Obviously they should command a price, but they won't be able to. I'll be stunned if they manage more than 500 subscribers who are paying full freight.
Right. Which is why the Internet is actually a graveyard for most mass-market print content, unless you can sustain the investment in Internet publishing almost completely from sales of the print edition. Or, you are in a position where by aggregating content you render yourself invaluable.
If I were running a newspaper, I'd close down my Internet site, except as a sort of headline aggregator placeholder for the URL. It's me competing against myself.
I'd sell.
I moved to the part of the greater Hartford area that gets a suburban afternoon daily. For the first time in years, I get the paper daily. I like it, but I'm apparently 40 years behind the times. In any case, they require a subscription if you want to read them online. A friend bseligs them, but reading it on a printed page exposes me to stories I wouldn't read if I had to click on a link. This probably consigns me to some circle of Primer Hell, but I'm already down there for my doubts on DIPs, long story-arc TV, and indie rock.

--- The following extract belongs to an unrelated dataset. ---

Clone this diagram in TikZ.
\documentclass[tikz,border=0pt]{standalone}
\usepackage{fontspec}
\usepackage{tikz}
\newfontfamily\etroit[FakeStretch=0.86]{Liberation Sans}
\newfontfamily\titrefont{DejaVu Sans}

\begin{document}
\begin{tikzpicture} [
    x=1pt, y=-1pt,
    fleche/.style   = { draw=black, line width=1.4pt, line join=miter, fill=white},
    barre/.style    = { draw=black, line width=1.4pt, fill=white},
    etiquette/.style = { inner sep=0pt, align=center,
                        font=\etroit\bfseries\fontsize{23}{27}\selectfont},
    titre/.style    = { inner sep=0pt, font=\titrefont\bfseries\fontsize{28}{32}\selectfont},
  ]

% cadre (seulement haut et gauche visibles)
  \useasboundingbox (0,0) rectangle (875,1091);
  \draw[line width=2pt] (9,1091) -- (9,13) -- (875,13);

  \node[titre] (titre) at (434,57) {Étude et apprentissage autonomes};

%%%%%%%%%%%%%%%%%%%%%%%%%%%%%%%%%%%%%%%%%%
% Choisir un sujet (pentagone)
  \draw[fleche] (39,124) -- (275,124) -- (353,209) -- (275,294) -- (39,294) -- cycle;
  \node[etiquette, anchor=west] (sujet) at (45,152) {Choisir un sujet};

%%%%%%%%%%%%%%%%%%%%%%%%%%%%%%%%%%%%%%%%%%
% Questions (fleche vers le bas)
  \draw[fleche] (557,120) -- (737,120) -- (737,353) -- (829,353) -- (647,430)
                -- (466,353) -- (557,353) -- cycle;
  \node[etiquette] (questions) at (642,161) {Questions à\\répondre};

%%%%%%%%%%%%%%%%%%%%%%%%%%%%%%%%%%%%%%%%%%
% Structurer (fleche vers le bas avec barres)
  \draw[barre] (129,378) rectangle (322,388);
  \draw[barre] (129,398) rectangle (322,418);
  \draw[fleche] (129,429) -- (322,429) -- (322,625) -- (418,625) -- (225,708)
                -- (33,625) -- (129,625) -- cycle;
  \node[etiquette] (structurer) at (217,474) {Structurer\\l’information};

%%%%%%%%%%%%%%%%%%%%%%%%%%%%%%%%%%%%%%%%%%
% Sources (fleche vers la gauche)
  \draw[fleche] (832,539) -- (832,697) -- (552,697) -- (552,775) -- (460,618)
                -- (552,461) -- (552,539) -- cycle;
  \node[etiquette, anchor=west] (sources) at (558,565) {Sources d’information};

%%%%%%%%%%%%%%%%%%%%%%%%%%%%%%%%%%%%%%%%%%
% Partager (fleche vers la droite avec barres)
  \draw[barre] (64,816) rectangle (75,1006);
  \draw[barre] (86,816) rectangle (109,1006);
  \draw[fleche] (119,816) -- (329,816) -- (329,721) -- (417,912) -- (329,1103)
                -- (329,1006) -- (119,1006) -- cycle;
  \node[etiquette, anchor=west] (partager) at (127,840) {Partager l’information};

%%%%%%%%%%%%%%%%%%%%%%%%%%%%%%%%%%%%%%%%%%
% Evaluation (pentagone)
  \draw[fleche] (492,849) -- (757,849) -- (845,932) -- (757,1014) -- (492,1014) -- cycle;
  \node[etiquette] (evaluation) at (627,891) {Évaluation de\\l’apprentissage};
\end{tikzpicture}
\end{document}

I've said this on pretty much every newspaper thread that comes up, but the Newsday model works most effectively if they are delivering something people want but can't get anywhere else. In NYC that might not be possible. GGC's local paper (and mine) works well because nobody else is covering our town's news - at least not without plagiarizing it from that paper. They are using the Newsday model effectively because they're a local news monopoly.
Not another cat/tree incident on Murphy Road!

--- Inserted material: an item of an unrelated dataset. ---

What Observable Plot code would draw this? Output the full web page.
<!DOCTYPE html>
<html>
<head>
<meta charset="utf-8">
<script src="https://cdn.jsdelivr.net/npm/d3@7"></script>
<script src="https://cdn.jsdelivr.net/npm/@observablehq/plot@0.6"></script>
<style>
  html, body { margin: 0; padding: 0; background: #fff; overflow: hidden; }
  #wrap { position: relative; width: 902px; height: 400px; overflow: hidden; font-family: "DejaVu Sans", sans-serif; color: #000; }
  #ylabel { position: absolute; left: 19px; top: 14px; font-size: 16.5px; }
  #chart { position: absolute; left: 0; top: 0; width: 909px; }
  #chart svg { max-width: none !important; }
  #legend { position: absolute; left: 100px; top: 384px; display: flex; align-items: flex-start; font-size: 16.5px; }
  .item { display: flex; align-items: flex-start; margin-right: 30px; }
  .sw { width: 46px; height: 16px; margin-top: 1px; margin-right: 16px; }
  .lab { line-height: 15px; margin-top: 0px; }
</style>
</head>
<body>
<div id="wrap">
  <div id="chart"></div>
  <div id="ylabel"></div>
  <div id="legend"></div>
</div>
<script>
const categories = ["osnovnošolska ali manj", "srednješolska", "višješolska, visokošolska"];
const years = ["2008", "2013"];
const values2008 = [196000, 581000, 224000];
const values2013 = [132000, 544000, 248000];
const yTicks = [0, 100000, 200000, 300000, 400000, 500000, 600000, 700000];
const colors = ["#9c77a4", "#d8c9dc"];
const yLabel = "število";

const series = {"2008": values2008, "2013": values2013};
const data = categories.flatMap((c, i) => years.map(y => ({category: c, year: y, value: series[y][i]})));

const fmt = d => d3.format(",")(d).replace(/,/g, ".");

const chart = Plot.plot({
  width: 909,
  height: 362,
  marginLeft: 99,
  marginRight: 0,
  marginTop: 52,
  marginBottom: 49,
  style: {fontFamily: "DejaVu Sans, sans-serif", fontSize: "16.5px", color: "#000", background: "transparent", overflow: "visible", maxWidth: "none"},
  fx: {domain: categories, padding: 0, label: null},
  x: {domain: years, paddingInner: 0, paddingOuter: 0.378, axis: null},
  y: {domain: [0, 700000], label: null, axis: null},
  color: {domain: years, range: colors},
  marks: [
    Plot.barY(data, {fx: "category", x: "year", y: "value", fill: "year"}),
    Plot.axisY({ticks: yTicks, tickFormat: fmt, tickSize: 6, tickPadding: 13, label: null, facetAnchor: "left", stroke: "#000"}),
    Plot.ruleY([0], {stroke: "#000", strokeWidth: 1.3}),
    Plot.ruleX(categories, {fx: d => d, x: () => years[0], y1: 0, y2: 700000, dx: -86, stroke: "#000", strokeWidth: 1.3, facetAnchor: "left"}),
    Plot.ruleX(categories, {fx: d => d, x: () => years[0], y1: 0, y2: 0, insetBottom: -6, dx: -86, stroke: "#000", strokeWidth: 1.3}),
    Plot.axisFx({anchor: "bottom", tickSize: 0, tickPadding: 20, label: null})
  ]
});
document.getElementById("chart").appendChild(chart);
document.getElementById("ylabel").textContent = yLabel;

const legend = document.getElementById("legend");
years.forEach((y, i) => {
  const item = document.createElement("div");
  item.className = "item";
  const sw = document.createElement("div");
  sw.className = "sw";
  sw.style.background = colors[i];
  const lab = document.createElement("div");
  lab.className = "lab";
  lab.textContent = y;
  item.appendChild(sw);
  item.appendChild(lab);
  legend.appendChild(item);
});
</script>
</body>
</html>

Cablevision owns Newsday. Cablevision, for now, also owns the Knicks and Rangers, but they will be spinning off that portion of the business. Cablevision's core assets are tied to television and cable: Rainbow Media Holdings, digital cable service, providing Internet service, and VOIP. This move is about using Newsday as another value-added component to Cablevision's range of core offerings. Why? Because Verizon FIOS is steadily chipping away at their customer base.
Oh, and it only took me about 1 minute to scale the Newsday pay wall.
I wonder if this will start changing soon, too. There's a "hyperlocal" network of tumblr accounts called Neighborhoodr that allows readers to link to or post local news for their neighborhoods in New York. So far it's mostly pictures and links, but I wonder if independent bloggers will start collaborating to cover news in their areas on sites like that one.
It's a model I think could work for them. But I don't know if there are any other papers in the country that have similar enough circumstances to even bother trying a similar model.
The Hartford Courant would do no such thing ;)!
At which point they'll discover how expensive and time-consuming it is to be a journalist. Which is partly why we have newspapers and magazines.
When it comes to the print media, I'm probably with GGC in Primer H--l. Newspapers have survived, after a fashion, the radio and television revolutions. They'll do the same with the Internet and cellphones.
Could one go to their PD every morning and get access to their log and start a police beat blog? or do they have to get accredited or something?
Good question. I assume that is technically public info, right? Either way, I imagine you could do a pretty decent job of it with a police scanner and some elbow grease alone.
If the press has access to information, then everyone else does to. But, the ordinary citizen would likely deal with a lot of hassles from folks who aren't aware they have equal access to such information, at least for a while. And, presumably, the police beat reporter has developed contacts who can provide info/tips that isn't in the reports.
The bigger issue, as fra paolo notes, is that in most cases it's too damn time-consuming for someone to launch this effort on his own.